His researchers are running experiments on the effects of temperature, sunlight and other factors on productivity. Some like freshwater, others thrive in salt water. Tweak their living conditions — nutrients, carbon dioxide, flow of water — and their ability to produce oil changes along with it.
"There's so many variables to look at," Muhs said. "You can begin to see why there's a need for research. It's a daunting task."
At Arizona State University, scientists are testing about 500 strains, searching for the most robust specimens in flasks and beakers that could make the transition to larger outdoor ponds and growing facilities.
"We call them the athletes. If they perform well in the lab they get to play on the big field outside," said Milton Sommerfeld, a professor and researcher at the university.
He was part of a federally funded project that started in the 1970s to look at the viability of algae-based fuel. It's still too early to say what kind of growing systems will work the best and exactly how laboratory successes will be scaled-up for commercial use, he said.
Intensified interest in recent years, he said, will move the process along more quickly.
"But it's going to require tens of millions of dollars," he said.
Part of what makes algae attractive is that it doesn't compete with food sources in the same way ethanol does and it has the potential to produce far more biofuel per acre than corn or soybeans.
There are still plenty of unknowns, including how much energy it will require to produce fuel from algae at a large scale and whether it's better to grow algae in pools or in enclosed tanks called photobioreactors.

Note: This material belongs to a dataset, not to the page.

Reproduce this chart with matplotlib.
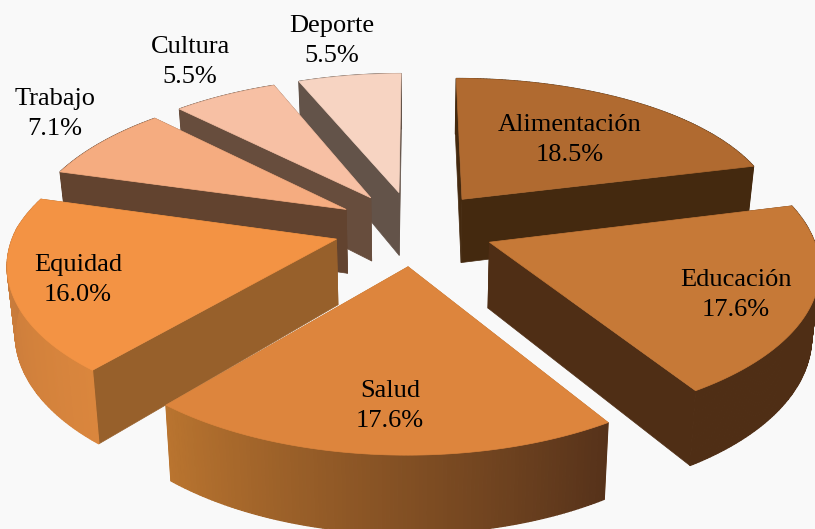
#!/usr/bin/env python3

import matplotlib
matplotlib.use("Agg")
import numpy as np
import matplotlib.pyplot as plt
from matplotlib.colors import to_rgb

names = ["Alimentación", "Educación", "Salud", "Equidad", "Trabajo", "Cultura", "Deporte"]
values = [18.5, 17.6, 17.6, 16.0, 7.1, 5.5, 5.5]

# styles, same order as names
top_colors = ["#B06A30", "#C67937", "#DD853D", "#F39344", "#F5AC80", "#F7C0A4", "#F7D4C2"]
cut_colors = ["#44290F", "#4F2E15", "#B5702F", "#97602B", "#62432F", "#674D3D", "#635349"]
arc_from = ["#44290F", "#4F2E15", "#56321A", "#DA863D", "#62432F", "#674D3D", "#635349"]
arc_to = ["#44290F", "#4F2E15", "#B9742F", "#C0763A", "#62432F", "#674D3D", "#635349"]
label_pos = [(570, 140), (736, 295), (390, 406), (78, 280), (55, 114), (190, 62), (332, 41)]
draw_order = [6, 5, 4, 0, 3, 1, 2]

# camera of the pie, in pixels
CX, CY = 414, 228
A, B, K = 321, 150, 0.14
EXPLODE = 0.25
HEIGHT = 65
SHRINK = 0.98


def project(x, y, bottom=False):
    x = np.asarray(x, dtype=float)
    y = np.asarray(y, dtype=float)
    s = 1 / (1 + K * y)
    back = np.clip(y, 0, None)
    # the far left side sits a bit tighter than plain perspective gives
    sx = A * x * s * np.where(x < 0, 1 - 0.03 * back, 1.0)
    sy = CY - B * y * s + 3 * back ** 2
    if bottom:
        sx = sx * SHRINK
        sy = sy + HEIGHT * s
    return CX + sx, sy


def quad(ax, x0, y0, x1, y1, color, lw=0.5):
    xa, ya = project(x0, y0)
    xb, yb = project(x1, y1)
    xc, yc = project(x1, y1, True)
    xd, yd = project(x0, y0, True)
    ax.fill([xa, xb, xc, xd], [ya, yb, yc, yd], color=color, lw=lw)


def draw_wedge(ax, start, stop, i):
    mid = (start + stop) / 2
    tx = EXPLODE * np.sin(mid)
    ty = EXPLODE * np.cos(mid)
    th = np.linspace(start, stop, 120)
    xs = tx + np.sin(th)
    ys = ty + np.cos(th)

    # back faces first, the top covers what should be hidden
    faces = [(ty + np.cos(start), (tx, ty, xs[0], ys[0])),
             (ty + np.cos(stop), (tx, ty, xs[-1], ys[-1]))]
    for _, f in sorted(faces, key=lambda p: -p[0]):
        quad(ax, *f, cut_colors[i])

    c0 = np.array(to_rgb(arc_from[i]))
    c1 = np.array(to_rgb(arc_to[i]))
    for j in range(len(th) - 1):
        t = j / (len(th) - 2)
        quad(ax, xs[j], ys[j], xs[j + 1], ys[j + 1], tuple(c0 + (c1 - c0) * t), lw=0.9)

    px, py = project(np.r_[tx, xs], np.r_[ty, ys])
    ax.fill(px, py, color=top_colors[i], lw=0.5)


fig = plt.figure(figsize=(8.15, 5.29), dpi=100, facecolor="#F9F9F9")
ax = fig.add_axes([0, 0, 1, 1])
ax.set_xlim(0, 815)
ax.set_ylim(529, 0)
ax.axis("off")

total = sum(values)
edges = np.r_[0, np.cumsum(values)] / total * 2 * np.pi

for i in draw_order:
    draw_wedge(ax, edges[i], edges[i + 1], i)

for i, name in enumerate(names):
    x, y = label_pos[i]
    ax.text(x, y, f"{name}\n{values[i]:.1f}%", ha="center", va="center",
            family="Liberation Serif", fontsize=19, linespacing=1.45, color="black")

fig.savefig("out.png", dpi=100, facecolor=fig.get_facecolor())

Researchers are also trying to determine the most economical way to extract oils from the algae and put it through the refining process.
The rough cost estimates for producing algae fuel vary right now from $10 a gallon to $40, said Al Darzins, who manages the national bioenergy center at the National Renewable Energy Laboratory in Golden, Colo.
"Obviously, that's not cost effective," Darzins said. "So we have our work cut out for us."
NREL has ramped up its own research into algae-based biofuels a decade after a similar program was scrapped because the fuels were considered too expensive to compete with petroleum.
Today, he said, there are hundreds of companies studying algae fuels. A few high-profile tests — including commercial jet flights using a blend of algae- and petroleum-based fuels — are intriguing but nowhere close to showing that commercialized algae fuel could replace the 100 million gallons of petroleum diesel and jet fuel burned each year, he said.
But research from this Pentagon-funded project could help spur use of algae-based fuels in the commercial aviation market, according to Paul Bollinger, a vice president with SAIC.
"The military has the potential of serving as a market initiator and the airlines as a market maker," Bollinger said.
Back at the Utah State lab — where algae are shaken, stirred and stressed in the name of science — Muhs tempers his excitement over the potential of the green slime with a dose of reality. Algae fuels could be a transition-type fuel in the coming years but aren't the singular savior to weaning modern society from petroleum.
"It's not a silver bullet," he said.